BUILDING A COMPREHENSIVE ENERGY POLICY, PIECE BY PIECE 

“We need comprehensive energy policy that will help this country develop all of its energy resources. We did it in my home state of North Dakota. I know that we can do it at the federal level. If you think about it, energy development in this country is an incredible opportunity. It’s an opportunity to produce more energy, more cost effectively with better environmental stewardship that will enable all of our industries, because they all need energy, to compete in a global economy. But in addition to that, we have a great opportunity to create high-paying jobs. 

“For our energy companies that are looking to invest hundreds of millions and billions of dollars, they need to know the rules of the road, because when they make those investments they have to know they’re going to be able to get a return.
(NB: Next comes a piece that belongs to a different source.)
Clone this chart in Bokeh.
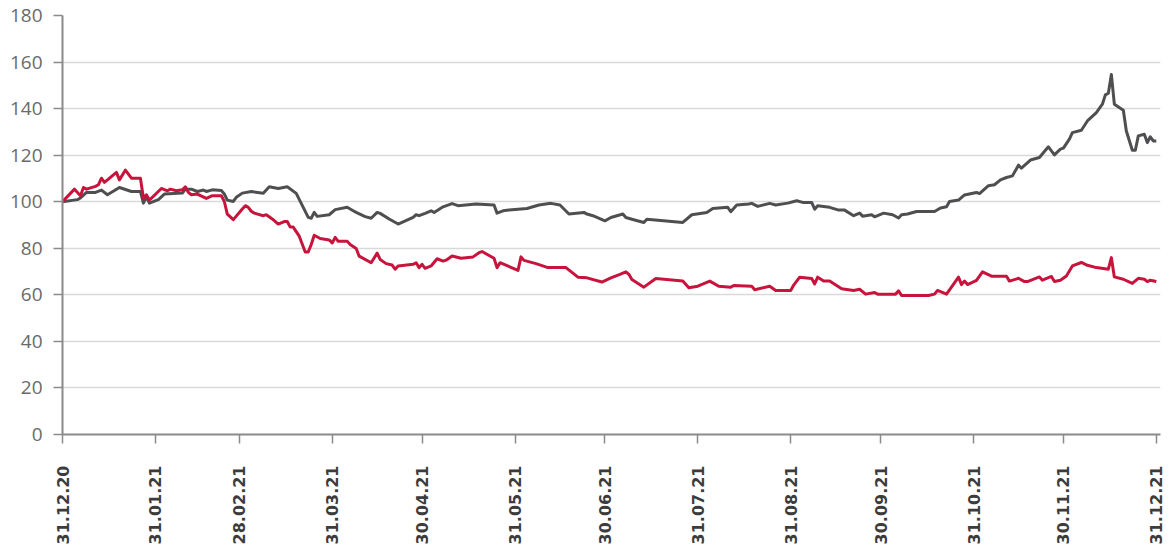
import math
import pandas as pd
from bokeh.plotting import figure
from bokeh.models import FixedTicker, DatetimeTickFormatter, Range1d
from bokeh.embed import file_html
from bokeh.resources import INLINE

# ---- data ----
start_date = "2020-12-31"

# days since 31.12.2020
gray_day = [0, 5, 6, 8, 11, 13, 15, 19, 23, 26, 27, 28, 29, 32, 34, 40, 41, 43, 45, 47,
            48, 50, 53, 54, 55, 57, 58, 60, 63, 67, 69, 72, 75, 78, 82, 83, 84, 85, 89, 91,
            95, 97, 98, 101, 103, 105, 106, 109, 112, 117, 118, 119, 121, 123, 124, 127, 130, 132, 138, 144,
            145, 147, 149, 155, 159, 163, 166, 169, 174, 175, 177, 181, 183, 187, 188, 190, 194, 195, 207, 210,
            215, 217, 222, 223, 225, 229, 230, 232, 236, 238, 242, 245, 247, 250, 251, 252, 256, 259, 261, 264,
            266, 267, 270, 271, 274, 277, 279, 280, 282, 285, 291, 293, 295, 296, 299, 301, 305, 306, 309, 311,
            313, 315, 317, 319, 320, 323, 326, 328, 329, 331, 333, 334, 336, 337, 340, 342, 345, 347, 348, 349,
            350, 351, 354, 355, 357, 358, 359, 361, 362, 363, 364, 365]
gray_val = [100, 100.9, 101.6, 104, 104, 105, 103, 106.1, 104.4, 104.4, 99.4, 102.1, 99.4, 100.9, 103.3, 103.7, 105.4, 105.4, 104.4, 105,
            104.4, 105.1, 104.8, 103.3, 100.7, 100.1, 101.9, 103.7, 104.4, 103.6, 106.4, 105.7, 106.4, 103.6, 93.3, 92.9, 95.4, 93.7, 94.4, 96.6,
            97.6, 96.1, 95.4, 93.6, 92.9, 95.4, 95, 92.6, 90.4, 93.3, 94.4, 94, 95, 96.1, 95.4, 97.8, 99.2, 98.3, 99, 98.6,
            95.1, 96.1, 96.4, 97.1, 98.6, 99.3, 98.6, 94.7, 95.4, 94.7, 94, 91.8, 93.2, 94.7, 93.2, 92.5, 91.1, 92.5, 91.1, 94.4,
            95.4, 97.1, 97.6, 95.7, 98.6, 99, 99.3, 98, 99.3, 98.6, 99.4, 100.4, 99.7, 99.7, 96.8, 98.3, 97.6, 96.4, 96.4, 94,
            95.1, 93.8, 94.4, 93.5, 95.1, 94.4, 93, 94.4, 94.7, 95.8, 95.8, 97.3, 97.8, 100.1, 100.7, 102.9, 104, 103.5, 106.9, 107.3,
            109.4, 110.4, 111.1, 115.7, 114.4, 117.9, 119, 122.1, 123.6, 120.1, 122.6, 123, 126.9, 129.7, 130.7, 134.7, 138.3, 141.9, 145.9, 146.6,
            154.7, 141.9, 139.3, 130.4, 122.1, 122.1, 128.3, 129, 125.4, 127.9, 126.1, 126.1]

red_day = [0, 4, 6, 7, 8, 11, 12, 13, 14, 18, 19, 21, 23, 26, 27, 28, 29, 33, 35, 36,
           38, 40, 41, 42, 43, 45, 48, 50, 53, 54, 55, 57, 60, 61, 62, 63, 64, 67, 68, 70,
           72, 74, 75, 76, 77, 79, 81, 82, 83, 84, 86, 89, 90, 91, 92, 95, 96, 98, 99, 103,
           105, 106, 108, 110, 111, 112, 117, 118, 119, 120, 121, 123, 125, 127, 128, 130, 133, 137, 139, 140,
           144, 145, 146, 152, 153, 154, 158, 162, 168, 172, 175, 180, 183, 186, 188, 189, 190, 194, 198, 207,
           209, 212, 216, 219, 223, 224, 230, 231, 236, 238, 243, 244, 246, 250, 251, 252, 254, 256, 260, 264,
           266, 268, 271, 272, 278, 279, 280, 289, 291, 292, 295, 299, 300, 301, 302, 305, 307, 310, 315, 316,
           319, 321, 322, 326, 327, 330, 331, 333, 335, 337, 340, 342, 345, 349, 350, 351, 354, 357, 359, 361,
           362, 363, 365]
red_val = [100, 105.4, 102.6, 106.1, 105.4, 106.6, 107.3, 110.1, 108.3, 112.6, 109.4, 113.6, 110.1, 110.1, 101.6, 103, 100.7, 105.7, 104.7, 105.4,
           104.7, 105.1, 106.4, 104, 103, 103.3, 101.4, 102.6, 102.6, 100.1, 94.7, 92.3, 96.9, 98.3, 97.6, 95.9, 95.1, 94, 94.4, 92.6,
           90.4, 91.5, 91.5, 89.1, 89.1, 85.2, 78.4, 78.4, 81.6, 85.6, 84.2, 83.6, 82.3, 84.7, 83, 83, 81.6, 79.9, 76.6, 73.8,
           77.9, 75.2, 73.4, 72.8, 71, 72.4, 73.1, 73.8, 71.7, 73.1, 71.4, 72.4, 75.5, 74.5, 74.9, 76.7, 75.7, 76.3, 78.1, 78.6,
           75.7, 71.7, 73.8, 70.5, 76.3, 74.8, 73.4, 71.7, 71.7, 67.6, 67.3, 65.5, 67.3, 68.8, 69.9, 68.8, 66.6, 63.3, 67, 65.9,
           63, 63.7, 65.9, 63.7, 63.3, 64, 63.7, 62.2, 63.7, 61.9, 61.9, 64.2, 67.6, 67, 64.7, 67.6, 65.9, 65.9, 62.6, 61.9,
           62.4, 60.3, 61, 60.3, 60.3, 61.7, 59.7, 59.7, 60.3, 61.9, 60.3, 67.6, 64.4, 65.9, 64.4, 66.2, 69.9, 68, 68, 65.9,
           67.1, 65.7, 65.7, 67.7, 66.3, 67.9, 65.7, 66.3, 68.1, 72.4, 73.9, 72.7, 71.7, 71, 76, 67.7, 66.7, 64.9, 67.1, 66.7,
           65.7, 66.3, 65.7]

x_tick_labels = ["31.12.20", "31.01.21", "28.02.21", "31.03.21", "30.04.21", "31.05.21", "30.06.21",
                 "31.07.21", "31.08.21", "30.09.21", "31.10.21", "30.11.21", "31.12.21"]
y_ticks = [0, 20, 40, 60, 80, 100, 120, 140, 160, 180]

# ---- build ----
t0 = pd.Timestamp(start_date)
gx = t0 + pd.to_timedelta(gray_day, unit="D")
rx = t0 + pd.to_timedelta(red_day, unit="D")
tick_dates = pd.to_datetime(x_tick_labels, format="%d.%m.%y")
tick_ms = [d.timestamp() * 1000.0 for d in tick_dates]

p = figure(width=1165, height=554, output_backend="svg", toolbar_location=None,
           x_axis_type="datetime",
           x_range=Range1d(t0, tick_dates[-1] + pd.Timedelta(days=1.4)),
           y_range=Range1d(0, 180),
           min_border_left=62, min_border_right=5, min_border_top=15, min_border_bottom=120)
p.outline_line_color = None
p.background_fill_color = "white"

p.line(gx, gray_val, line_color="#4f4f51", line_width=3, line_join="round")
p.line(rx, red_val, line_color="#c8143c", line_width=3, line_join="round")

# grid
p.xgrid.grid_line_color = None
p.ygrid.grid_line_color = "#d9d9d9"
p.ygrid.grid_line_width = 1.5

# y axis
p.yaxis.ticker = FixedTicker(ticks=y_ticks)
p.yaxis.axis_line_color = "#8a8a8a"
p.yaxis.axis_line_width = 2
p.yaxis.major_tick_line_color = "#8a8a8a"
p.yaxis.major_tick_line_width = 1.5
p.yaxis.major_tick_out = 9
p.yaxis.major_tick_in = 0
p.yaxis.minor_tick_line_color = None
p.yaxis.major_label_text_font = "Open Sans"
p.yaxis.major_label_text_font_size = "19px"
p.yaxis.major_label_text_color = "#6a6a6a"
p.yaxis.major_label_standoff = 11

# x axis
p.xaxis.ticker = FixedTicker(ticks=tick_ms)
fmt = "%d.%m.%y"
p.xaxis.formatter = DatetimeTickFormatter(
    microseconds=fmt, milliseconds=fmt, seconds=fmt, minsec=fmt, minutes=fmt,
    hourmin=fmt, hours=fmt, days=fmt, months=fmt, years=fmt, context=None)
p.xaxis.axis_line_color = "#8a8a8a"
p.xaxis.axis_line_width = 2
p.xaxis.major_tick_line_color = "#8a8a8a"
p.xaxis.major_tick_line_width = 1.5
p.xaxis.major_tick_out = 9
p.xaxis.major_tick_in = 0
p.xaxis.minor_tick_line_color = None
p.xaxis.major_label_orientation = math.pi / 2
p.xaxis.major_label_text_font = "DejaVu Sans"
p.xaxis.major_label_text_font_style = "bold"
p.xaxis.major_label_text_font_size = "16px"
p.xaxis.major_label_text_color = "#3c3c3c"
p.xaxis.major_label_standoff = 22

open("out.html", "w").write(file_html(p, INLINE))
They have to know that they can meet the regulatory requirements and that those investments may last 40 and 50 years and they know that they’re going to have to be able to recoup those investments. In North Dakota we have oil and gas, we have coal, we have wind, and we’re in the top ten wind producers. We have biofuels, biodiesel, solar – all of them. And different states have different strengths. And a lot of states have oil and gas or coal, or certainly wind, or they can develop the biofuels. But it comes down to creating that environment that stimulates the private investment so companies will come in and do just exactly what I’m talking about at the federal level, as well as at the state level. 
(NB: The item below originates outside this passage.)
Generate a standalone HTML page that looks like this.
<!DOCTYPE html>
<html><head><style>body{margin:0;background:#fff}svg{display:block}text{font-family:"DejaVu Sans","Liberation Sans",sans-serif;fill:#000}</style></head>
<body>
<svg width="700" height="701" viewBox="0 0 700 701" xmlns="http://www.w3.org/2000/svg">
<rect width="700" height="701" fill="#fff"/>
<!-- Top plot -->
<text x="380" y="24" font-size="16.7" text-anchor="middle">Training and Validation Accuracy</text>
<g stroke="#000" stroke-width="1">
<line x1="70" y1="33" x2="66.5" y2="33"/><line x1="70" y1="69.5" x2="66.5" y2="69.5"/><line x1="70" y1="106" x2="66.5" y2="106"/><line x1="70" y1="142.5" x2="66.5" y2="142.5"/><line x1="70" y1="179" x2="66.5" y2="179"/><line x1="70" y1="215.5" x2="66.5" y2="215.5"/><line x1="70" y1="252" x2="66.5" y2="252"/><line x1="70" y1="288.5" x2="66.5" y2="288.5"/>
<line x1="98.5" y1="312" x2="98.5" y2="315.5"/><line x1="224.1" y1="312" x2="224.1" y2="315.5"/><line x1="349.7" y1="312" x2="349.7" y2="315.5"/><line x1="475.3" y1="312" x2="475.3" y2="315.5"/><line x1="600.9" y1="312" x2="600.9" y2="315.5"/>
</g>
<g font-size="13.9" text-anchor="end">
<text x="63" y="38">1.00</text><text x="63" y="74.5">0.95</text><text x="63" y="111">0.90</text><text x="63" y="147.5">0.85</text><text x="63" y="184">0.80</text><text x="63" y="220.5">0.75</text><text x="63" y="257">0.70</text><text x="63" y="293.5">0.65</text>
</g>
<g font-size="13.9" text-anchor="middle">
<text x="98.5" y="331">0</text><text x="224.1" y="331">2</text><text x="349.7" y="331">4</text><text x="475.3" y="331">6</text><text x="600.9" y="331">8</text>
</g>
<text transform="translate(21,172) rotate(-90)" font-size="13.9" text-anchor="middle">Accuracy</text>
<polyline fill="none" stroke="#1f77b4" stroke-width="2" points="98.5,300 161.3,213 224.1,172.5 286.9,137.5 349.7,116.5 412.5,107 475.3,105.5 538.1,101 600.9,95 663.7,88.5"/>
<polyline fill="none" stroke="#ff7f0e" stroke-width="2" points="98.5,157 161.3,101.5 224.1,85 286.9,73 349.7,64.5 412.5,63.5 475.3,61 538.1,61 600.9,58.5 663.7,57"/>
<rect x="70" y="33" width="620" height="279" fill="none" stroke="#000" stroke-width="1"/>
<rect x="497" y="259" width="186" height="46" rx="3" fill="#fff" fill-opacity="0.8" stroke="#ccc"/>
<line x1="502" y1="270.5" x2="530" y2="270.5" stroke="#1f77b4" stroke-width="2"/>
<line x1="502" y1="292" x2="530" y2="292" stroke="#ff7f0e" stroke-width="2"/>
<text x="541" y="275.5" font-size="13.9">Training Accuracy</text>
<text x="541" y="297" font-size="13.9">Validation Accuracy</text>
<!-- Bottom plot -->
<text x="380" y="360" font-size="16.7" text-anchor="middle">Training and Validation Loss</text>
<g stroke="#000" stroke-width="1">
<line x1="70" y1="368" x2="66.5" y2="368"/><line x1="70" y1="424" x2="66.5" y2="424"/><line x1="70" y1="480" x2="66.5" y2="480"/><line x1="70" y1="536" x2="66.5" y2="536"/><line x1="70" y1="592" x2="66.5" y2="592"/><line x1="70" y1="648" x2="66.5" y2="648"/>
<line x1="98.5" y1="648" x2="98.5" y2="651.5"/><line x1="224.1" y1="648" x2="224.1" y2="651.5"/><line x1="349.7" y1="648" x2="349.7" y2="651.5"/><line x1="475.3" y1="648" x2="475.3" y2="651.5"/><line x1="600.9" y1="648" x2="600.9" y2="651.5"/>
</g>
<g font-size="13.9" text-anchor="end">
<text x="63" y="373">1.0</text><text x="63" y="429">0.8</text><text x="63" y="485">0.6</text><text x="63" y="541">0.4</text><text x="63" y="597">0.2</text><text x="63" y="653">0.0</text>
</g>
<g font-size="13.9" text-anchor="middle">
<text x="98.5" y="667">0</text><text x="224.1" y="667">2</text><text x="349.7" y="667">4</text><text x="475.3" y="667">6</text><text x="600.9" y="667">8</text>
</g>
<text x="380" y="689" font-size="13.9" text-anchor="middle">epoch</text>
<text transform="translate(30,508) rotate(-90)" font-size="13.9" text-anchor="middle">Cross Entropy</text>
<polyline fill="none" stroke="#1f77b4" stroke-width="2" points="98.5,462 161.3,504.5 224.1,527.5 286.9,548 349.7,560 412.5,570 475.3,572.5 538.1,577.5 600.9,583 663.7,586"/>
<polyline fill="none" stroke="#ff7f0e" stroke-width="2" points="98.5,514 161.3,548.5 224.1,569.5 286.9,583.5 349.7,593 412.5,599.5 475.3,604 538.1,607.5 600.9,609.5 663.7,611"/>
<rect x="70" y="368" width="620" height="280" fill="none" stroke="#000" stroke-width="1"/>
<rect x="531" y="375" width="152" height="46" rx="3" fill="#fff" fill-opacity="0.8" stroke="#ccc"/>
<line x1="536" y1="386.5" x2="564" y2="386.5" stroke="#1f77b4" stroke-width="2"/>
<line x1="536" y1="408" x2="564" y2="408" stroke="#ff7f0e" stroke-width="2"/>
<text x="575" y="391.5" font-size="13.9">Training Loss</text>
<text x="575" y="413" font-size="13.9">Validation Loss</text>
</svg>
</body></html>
Regulatory Certainty = Jobs + Economic Growth 

“Over the last 30 years, when the cost of regulation is high, you’ll see our economy wasn’t doing very well. And when the cost of regulation was low, you’ll see that it was doing much better. Look at the cost of regulation today – $26.5 billion in 2010. That’s what’s impeding job growth. That’s what’s impeding economic growth and business investment, and we’ve got to address it. We’ve got to roll back the regulatory burden that our companies and our entrepreneurs in this great country face. Now, you’re an energy company. Or you’re a young person with a good idea to develop a new type of energy or an existing type of energy with a new technology. Can you meet all those requirements? Can you even begin to understand them? Do you have a big enough legal team and scientific team, do have you a deep enough wallet to try to figure all of that out before you put your money at risk or your shareholders’ money at risk? 

“We have to create the environment that will encourage, that will stimulate, that will empower private investment and it is that private investment throughout this land that will get our economy going and get people back to work. And we can do it. And it has to be a long-term strategy. It can’t be a few stopgap measures that we put in place now for the next 90 days or for one year at a time. It’s got to be on a long-term, sustained basis. I believe that’s what people want to hear this evening when the President speaks. I think they want to hear that kind of commitment to a long-term strategy, a pro-growth, pro-jobs economic strategy that will get this economy going now, tomorrow, and for the long term. 

“And it has to be done in a bipartisan way to get it through this congress, signed by the President. It’s that kind of vision that we need for our country.”